In tempi in cui il linguaggio della guerra sembra imporsi come unico vocabolario possibile della politica, il nuovo saggio di Tommaso Greco Critica della ragione bellica appena uscito per Laterza arriva come un controcanto importante, per provare a incrinare la retorica dominante che identifica il realismo con la resa alla logica delle armi. Il docente, ordinario di Filosofia del diritto nel dipartimento di Giurisprudenza dell’Università di Pisa, parte da un’intuizione semplice e radicale: l’essere umano non nasce bellicoso. La pace, intesa come non violenza, come rapporto e interesse verso l’altro non è un esito finale, remoto e sempre rinviato, ma la condizione originaria del nostro essere esseri umani. Quello che Greco ci propone con questo agile e incisivo libro è un rovesciamento dello sguardo che mette in crisi secoli di pensiero occidentale, da Hobbes in poi, in cui lo stato di natura era immaginato come guerra di tutti contro tutti. Homo homini lupus, l’ideologia che ci induce a pensare che senza una camicia di forza di regole ci sbraneremmo è un falso.

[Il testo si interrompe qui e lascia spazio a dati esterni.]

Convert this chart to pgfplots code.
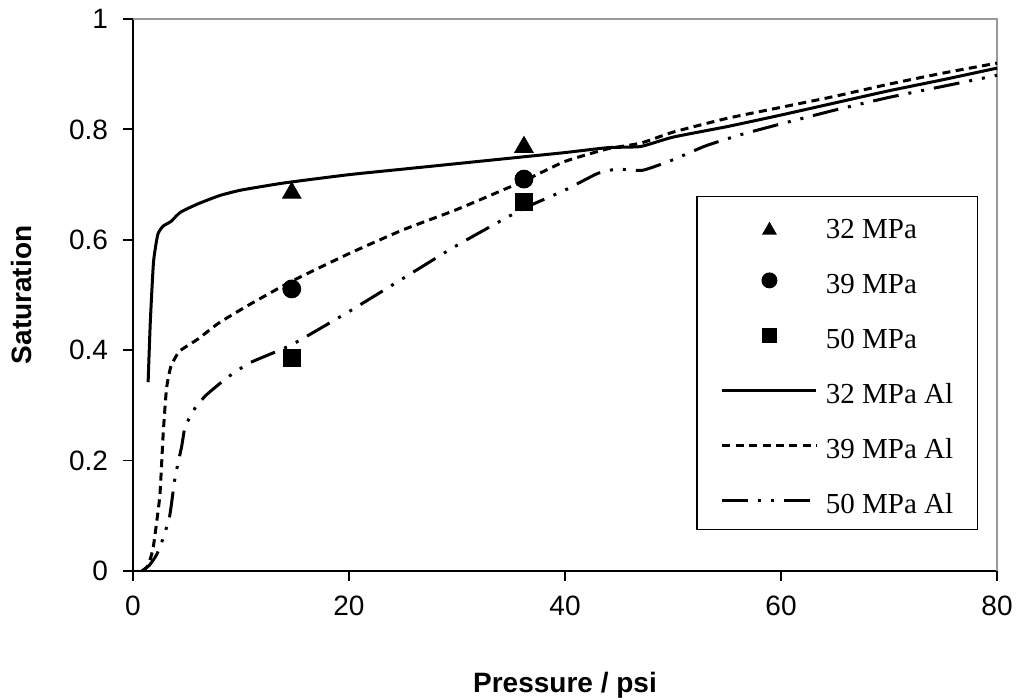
\documentclass[border=0pt]{standalone}
\usepackage{fontspec}
\setmainfont{Liberation Sans}
\newfontfamily\legfont{Liberation Serif}
\usepackage{pgfplots}
\pgfplotsset{compat=1.18}
\pgfplotsset{
  mleg/.style={legend image code/.code={\draw[##1] plot coordinates {(23.5pt,0pt)};}},
  tleg/.style={legend image code/.code={\draw[##1] plot coordinates {(23.5pt,-2.5pt)};}},
  lleg/.style={legend image code/.code={\draw[##1] (0pt,0pt) -- (47pt,0pt);}},
}
\begin{document}
\begin{tikzpicture}
\begin{axis}[
  name=ax,
  scale only axis,
  width=432pt, height=276pt,
  xmin=0, xmax=80, ymin=0, ymax=1,
  xtick={0,20,40,60,80},
  ytick={0,0.2,0.4,0.6,0.8,1},
  axis x line*=bottom, axis y line*=left,
  axis line style={line width=0.9pt,-},
  tick align=outside,
  major tick length=5pt,
  tick style={line width=0.9pt,black},
  /pgf/number format/assume math mode=true,
  ticklabel style={font=\fontsize{14}{16}\selectfont},
  xticklabel style={yshift=-4pt},
  yticklabel style={xshift=-4pt},
  xlabel={\textbf{Pressure / psi}},
  ylabel={\textbf{Saturation}},
  xlabel style={at={(axis description cs:0.5,-0.2065)}, anchor=center, font=\fontsize{14}{16}\selectfont},
  ylabel style={at={(axis description cs:-0.1285,0.5)}, anchor=center, font=\fontsize{14}{16}\selectfont},
  clip=false,
  legend style={
    at={(axis description cs:0.978,0.074)}, anchor=south east,
    draw=black, line width=0.75pt,
    inner xsep=12pt, inner ysep=8pt,
    font=\legfont\fontsize{14.5}{17}\selectfont,
    nodes={text height=13pt, text depth=0pt, inner sep=0pt},
    row sep=14.5pt,
    /tikz/every odd column/.append style={column sep=4pt},
  },
  legend cell align=left,
]
\draw[gray!80, line width=1.2pt] (rel axis cs:0,1) -- (rel axis cs:1,1) -- (rel axis cs:1,0);

\addplot[only marks, mark=triangle*, mark size=5.3pt, black, tleg,
  legend image post style={mark size=3.6pt}]
  coordinates {(14.7,0.685) (36.2,0.768)};
\addlegendentry{32 MPa}
\addplot[only marks, mark=*, mark size=4.5pt, black, mleg,
  legend image post style={mark size=3.6pt}]
  coordinates {(14.7,0.511) (36.2,0.71)};
\addlegendentry{39 MPa}
\addplot[only marks, mark=square*, mark size=4.25pt, black, mleg,
  legend image post style={mark size=3.5pt}]
  coordinates {(14.7,0.386) (36.2,0.668)};
\addlegendentry{50 MPa}

\addplot[black, line width=1.5pt, no marks, smooth, tension=0.3, lleg] coordinates {
(1.4,0.342) (1.6,0.45) (1.9,0.56) (2.3,0.61) (2.8,0.625) (3.5,0.633) (4.4,0.65)
(6,0.665) (8,0.68) (10,0.69) (14,0.703) (20,0.718) (25,0.728) (30,0.738)
(36,0.75) (40,0.758) (44,0.767) (47,0.769) (50,0.786) (55,0.805) (60,0.826)
(65,0.848) (70,0.87) (75,0.89) (80,0.911)};
\addlegendentry{32 MPa Al}

\addplot[black, line width=1.5pt, no marks, smooth, tension=0.3, lleg, dash pattern=on 4pt off 2.7pt] coordinates {
(0.9,0) (1.4,0.01) (1.85,0.04) (2.2,0.09) (2.5,0.14) (2.8,0.25) (3.1,0.33)
(3.5,0.37) (4.3,0.398) (6,0.42) (8,0.45) (11,0.485) (14.7,0.525) (20,0.575)
(25,0.618) (30,0.655) (36,0.705) (40,0.742) (44,0.765) (47,0.775) (50,0.795)
(55,0.82) (60,0.84) (65,0.86) (70,0.882) (75,0.902) (80,0.92)};
\addlegendentry{39 MPa Al}

\addplot[black, line width=1.5pt, no marks, smooth, tension=0.3, lleg,
  dash pattern=on 13pt off 5pt on 1.5pt off 5pt on 1.5pt off 5pt] coordinates {
(0.8,0) (1.5,0.01) (2.2,0.03) (2.8,0.06) (3.4,0.10) (3.9,0.17) (4.5,0.225)
(4.8,0.26) (5.3,0.28) (5.9,0.30) (6.85,0.32) (8.7,0.35) (10.8,0.377)
(14.7,0.41) (20,0.47) (25,0.53) (30,0.59) (36,0.655) (40,0.69) (43,0.72)
(44.8,0.728) (47.2,0.726) (50,0.745) (53,0.77) (56.2,0.79) (60,0.81)
(65,0.835) (70,0.858) (75,0.878) (80,0.898)};
\addlegendentry{50 MPa Al}
\end{axis}
\pgfresetboundingbox
\path ([shift={(-66.5pt,-64pt)}]ax.south west) rectangle ([shift={(13.5pt,9.5pt)}]ax.north east);
\end{tikzpicture}
\end{document}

Greco ci ricorda che anche Montesquieu, sorprendentemente, vedeva nella pace la prima legge naturale. E ci mette in guardia dal “trucco” del realismo politico: selezionare la parte più cupa dell’esperienza umana e spacciarla per intera verità.
Il cuore dell’analisi è dedicato al “pacifismo giuridico”, particolarmente ripensando la lezione di Bobbio rovesciando il motto si vis pacem, para bellum in si vis pacem, para pacem. La pace non come tregua precaria ma come fondamento delle scelte politiche.
Da qui l’importante insistenza che Greco pone sul rilancio di ordinamenti sovranazionali come l’Onu, come Unione europea, nata contro i fili spinati: laboratori imperfetti ma indispensabili, da sviluppare ancora. L’ultimo capitolo, forse il più denso, è un atto d’accusa frontale contro la “ragione bellica” che si veste di necessità storica. La retorica della paura, ci fa notare Greco, produce un meccanismo di profezia che si auto avvera: la diffidenza reciproca conduce al riarmo e alla guerra preventiva. Una spirale che può essere spezzata solo riconoscendo che la pace non è vuoto fra due conflitti, ma “lavorio umano” continuo di dialogo, senza esorcizzare il conflitto, ma rendendolo occasione di confronto evolutivo nell’interesse pubblico e collettivo.
Ringraziamo Greco per questo suo invito a un esercizio laico di immaginazione politica: pensare la pace come principio, smontare la superstizione della guerra necessaria, rifiutare che la storia umana sia ridotta a cronaca di massacri.
È un libro di coraggioso controcanto che indica strade da percorrere: dal rafforzamento del diritto internazionale alle sanzioni come alternativa all’uso delle armi, fino alla costruzione di un “tabù della guerra” sul modello di quello che vieta la schiavitù. Una sfida culturale prima che politica. Perché, come scrive Greco, «le idee contano. E contano le persone che hanno idee».